Population (2024-12-31)
- • Total: 2,599
- • Density: 350/km^{2} (900/sq mi)
- Time zone: UTC+01:00 (CET)
- • Summer (DST): UTC+02:00 (CEST)
- Postal codes: 86695
- Dialling codes: 08273
- Vehicle registration: A
- Website: www.nordendorf.de

= Nordendorf =

Nordendorf is a municipality in the district of Augsburg in Bavaria, Germany.

==Geography==
Nordendorf, located on the federal highway 2 and the railway line Augsburg - Donauwörth, and Blankenburg, which is stretching southwest up the Schmutterleite, form the current community since 1975. Northwest of Nordendorf is the monastery Holzen.

==History==
The name Nordendorf is of Franconian origin; evidence of an Alamanni forerunner settlement from around the middle of the 6th century came in 1844 when a row of 433 graves was uncovered on the occasion of the construction of the Augsburg-Donauwörth railway line, making the site one of the most important sites of the early Middle Ages in the Swabian-Bavarian region. The most important archaeological finds are the hanger brooches of Nordendorf, two clasps with runic inscriptions engraved on the back.

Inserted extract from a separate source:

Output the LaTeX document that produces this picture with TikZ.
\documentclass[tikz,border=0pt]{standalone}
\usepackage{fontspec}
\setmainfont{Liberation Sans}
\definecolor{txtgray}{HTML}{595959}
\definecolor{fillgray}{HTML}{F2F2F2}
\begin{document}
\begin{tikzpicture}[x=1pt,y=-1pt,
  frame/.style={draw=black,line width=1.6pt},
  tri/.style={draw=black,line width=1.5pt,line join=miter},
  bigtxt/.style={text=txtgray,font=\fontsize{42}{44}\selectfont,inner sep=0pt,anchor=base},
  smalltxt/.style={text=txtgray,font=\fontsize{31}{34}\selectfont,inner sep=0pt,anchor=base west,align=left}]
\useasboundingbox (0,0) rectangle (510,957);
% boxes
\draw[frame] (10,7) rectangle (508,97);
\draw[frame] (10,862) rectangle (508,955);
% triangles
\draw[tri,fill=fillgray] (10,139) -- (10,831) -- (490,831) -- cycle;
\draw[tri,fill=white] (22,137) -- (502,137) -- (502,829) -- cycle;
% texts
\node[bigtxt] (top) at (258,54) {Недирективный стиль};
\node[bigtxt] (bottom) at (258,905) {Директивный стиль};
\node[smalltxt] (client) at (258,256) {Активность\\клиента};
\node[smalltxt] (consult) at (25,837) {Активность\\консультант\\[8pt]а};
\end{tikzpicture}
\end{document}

The current name is mentioned for the first time in 1213. Initially the lords of Donnsberg, Truchsesse of the Augsburg bishops, who had their castle on Donnsberg west of Nordendorf, were the lords of the manor. Around 1268 the Wittelsbachers destroyed Donnsberg Castle and Nordendorf came into their possession. In 1560 a new castle was built in the middle of the village, which burnt down in 1862. In 1580 a branch of the Fugger family had acquired the Nordendorf estate. This line lived here until 1878.

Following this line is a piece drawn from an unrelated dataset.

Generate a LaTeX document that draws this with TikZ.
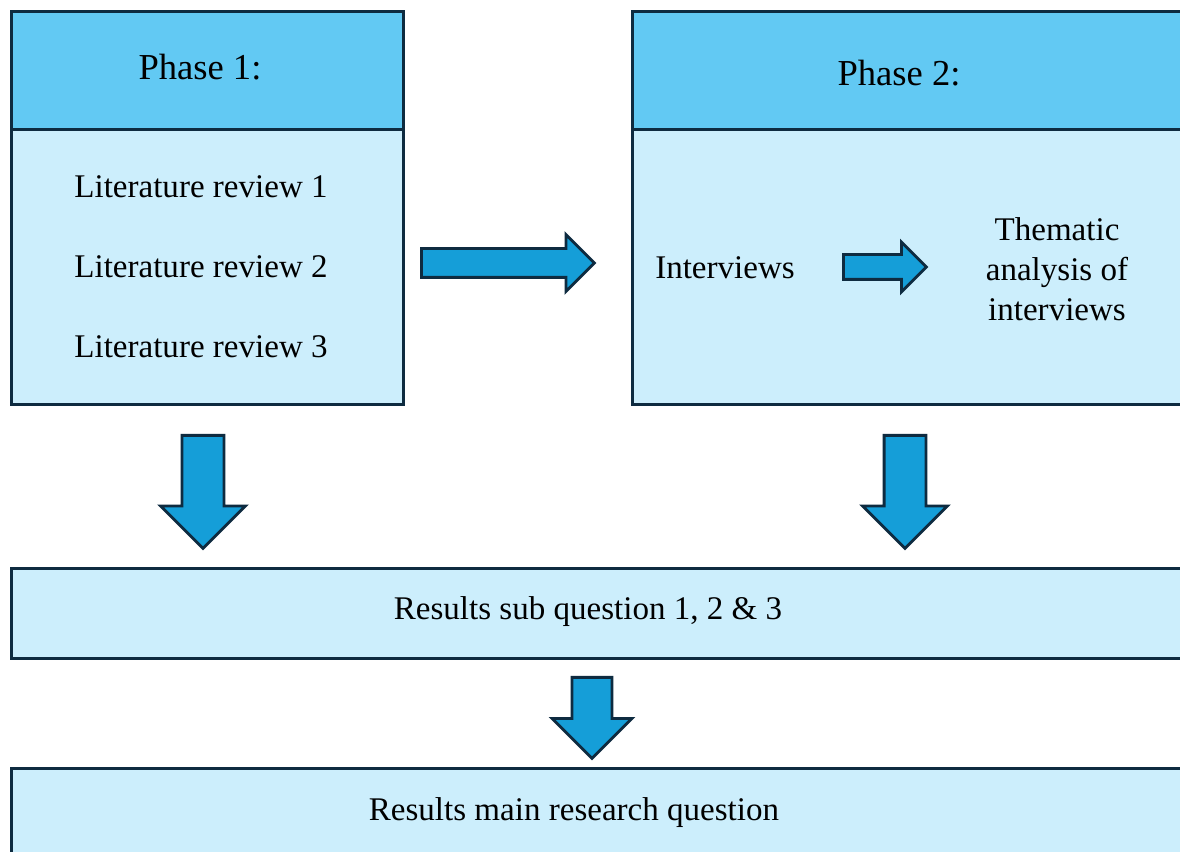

After the Second World War Nordendorf developed from an agricultural village to an attractive residential community with an interesting surrounding area between Schmutter and Lech and the local recreation area "Augsburg Western Forests".

Today, agriculture is concentrated in the district of Blankenburg.

==Politics==

===Parish council===

Distribution of seats in the 14-member council (as local elections 2008 ) :

- CSU : 5 seats
- SPD / Active Citizens : 5 seats
- CDU : 4 seats

===Mayor===
Tobias Kunz (Freie Wähler Nordendorf/Blankenburg) has been mayor of Nordendorf since 2020.

===Coat of arms===
The Heraldic description is: "Split of blue and silver, therein over a red ring a top-tinned bar in counterchanged colours."

==Partner city==
A partnership with the French commune Biesles (Haute-Marne) has existed since July 15, 1973.